## Written problem
Give only the number of lines in the data that contain the word "document".
○ ○ ○ ○ ○
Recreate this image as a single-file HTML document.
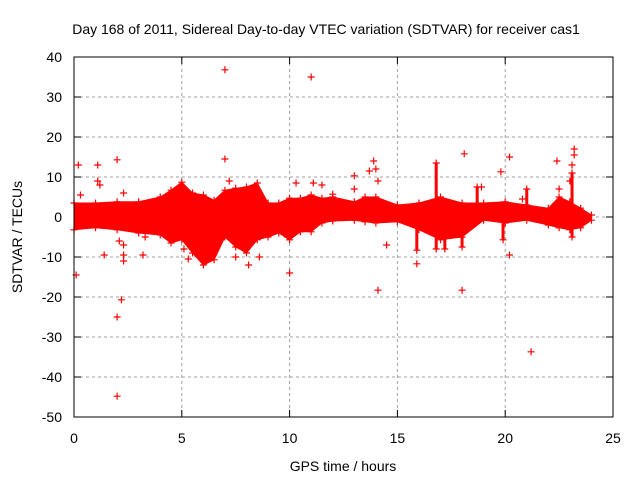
<!DOCTYPE html>
<html><head><meta charset="utf-8"><style>
body{margin:0;background:#fff;}
svg{display:block;font-family:"Liberation Sans",sans-serif;}
</style></head><body>
<svg id="chart" width="640" height="480">
<rect width="640" height="480" fill="#fff"/>
<text x="326" y="34" font-size="14" text-anchor="middle">Day 168 of 2011, Sidereal Day-to-day VTEC variation (SDTVAR) for receiver cas1</text>
<text x="343" y="471" font-size="14" text-anchor="middle">GPS time / hours</text>
<text transform="translate(22,237) rotate(-90)" font-size="14" text-anchor="middle">SDTVAR / TECUs</text>
<g id="grid"></g><g id="ticks"></g><g id="marks"></g>
<rect x="74" y="57" width="539" height="360" fill="none" stroke="#000" stroke-width="1"/>
</svg>
<script>
const xTicks=[0,5,10,15,20,25];
const yTicks=[-50,-40,-30,-20,-10,0,10,20,30,40];
const bandHours=[0,1,2,3,4,4.5,5,5.5,6,6.5,7,7.5,8,8.5,9,9.5,10,10.5,11,11.5,12,13,13.5,14,15,16,17,18,19,20,21,22,22.5,23,23.5,24];
const bandUpper=[3.5,3.5,3.8,3.8,5,6.7,8.7,6,5.5,4.2,6.7,7.2,7.5,8.5,3.5,3.5,4.7,4.7,5.5,4.7,5,3.8,5,5,3,3.5,5,3.5,3.5,3.8,3,2.2,5,3.8,2.2,0.5];
const bandLower=[-3.2,-2.7,-3.2,-4,-4.5,-6.5,-5.7,-9,-12,-10.7,-5,-7.5,-9,-5.7,-5,-4,-5.7,-3.7,-3.7,-1.5,-1,-0.8,-1.2,-1.5,-1.2,-3.2,-5.7,-5,-0.8,-1.5,-0.8,-2,-2.7,-3.2,-2.7,-0.8];
const spikeHours=[15.9,16.8,17.2,18.0,18.7,19.9,21.0,23.1];
const spikeTop=[0,13.5,0,0,7.5,0,7,11];
const spikeBottom=[-8.3,-8,-8,-7.5,0,-5.7,0,-5];
const outHours=[0.2,0.1,0.3,1.1,1.1,1.2,2.0,2.1,2.3,2.3,2.3,2.2,2.0,2.0,2.3,1.4,3.2,3.3,5.1,5.3,7.0,7.0,7.2,7.5,8.1,8.6,10.0,9.9,10.3,11.0,11.1,11.5,12.0,13.0,13.0,13.7,13.9,14.0,14.1,14.1,14.5,15.9,18.1,18.0,18.9,19.8,20.2,20.2,20.8,21.2,22.4,22.5,23.2,23.2,23.1,23.0];
const outValues=[13,-14.5,5.5,13,9,8,14.3,-6,-7,-9.5,-11,-20.7,-25,-44.8,6,-9.5,-9.5,-5,-8,-10.5,36.8,14.5,9,-10,-12,-10,-14,-5,8.5,35,8.5,8,5.7,10.3,7,11.5,14,12,9,-18.3,-7,-11.7,15.8,-18.3,7.5,11.3,15,-9.5,4.5,-33.7,14,7,17,15.5,13,9];
const X=h=>74+h*(539/25);
const Y=v=>217-v*4;
const NS="http://www.w3.org/2000/svg";
const grid=document.getElementById('grid'),ticks=document.getElementById('ticks'),marks=document.getElementById('marks');
function mk(tag,attrs,parent){const e=document.createElementNS(NS,tag);for(const k in attrs)e.setAttribute(k,attrs[k]);parent.appendChild(e);return e;}
xTicks.forEach(t=>{
  const x=X(t);
  if(t>0&&t<25){const g=mk('line',{x1:x,x2:x,y1:57,y2:417,stroke:'#a0a0a0','stroke-dasharray':'3,3'},grid);
  
  }
  mk('line',{x1:x,x2:x,y1:417,y2:410,stroke:'#000'},ticks);
  mk('line',{x1:x,x2:x,y1:57,y2:64,stroke:'#000'},ticks);
  const l=mk('text',{x:x,y:443,'font-size':14,'text-anchor':'middle'},ticks);l.textContent=t;
  
  
});
yTicks.forEach(t=>{
  const y=Y(t);
  if(t>-50&&t<40){const g=mk('line',{x1:74,x2:613,y1:y,y2:y,stroke:'#a0a0a0','stroke-dasharray':'3,3'},grid);
  
  }
  mk('line',{x1:74,x2:81,y1:y,y2:y,stroke:'#000'},ticks);
  mk('line',{x1:613,x2:606,y1:y,y2:y,stroke:'#000'},ticks);
  const l=mk('text',{x:62,y:y+5,'font-size':14,'text-anchor':'end'},ticks);l.textContent=t;
  
  
});
function plus(h,v,name){
  const x=X(h),y=Y(v);
  const p=mk('path',{d:`M${x-3.5},${y}H${x+3.5}M${x},${y-3.5}V${y+3.5}`,stroke:'#f00','stroke-width':1.2},marks);
  
  
}
let pts=bandHours.map((h,i)=>X(h)+','+Y(bandUpper[i]));
pts=pts.concat(bandHours.map((h,i)=>X(h)+','+Y(bandLower[i])).reverse());
const band=mk('polygon',{points:pts.join(' '),fill:'#f00',stroke:'#f00','stroke-width':1,'stroke-linejoin':'round'},marks);


bandHours.forEach((h,i)=>{plus(h,bandUpper[i],'band-point');plus(h,bandLower[i],'band-point');});
spikeHours.forEach((h,i)=>{
  const s=mk('line',{x1:X(h),x2:X(h),y1:Y(spikeTop[i]),y2:Y(spikeBottom[i]),stroke:'#f00','stroke-width':3},marks);
  
  
  plus(h,spikeTop[i],'spike-point');plus(h,spikeBottom[i],'spike-point');
});
outHours.forEach((h,i)=>plus(h,outValues[i],'outlier-point'));
</script>
</body></html>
○ ○ ○ ○ ○
## The output
3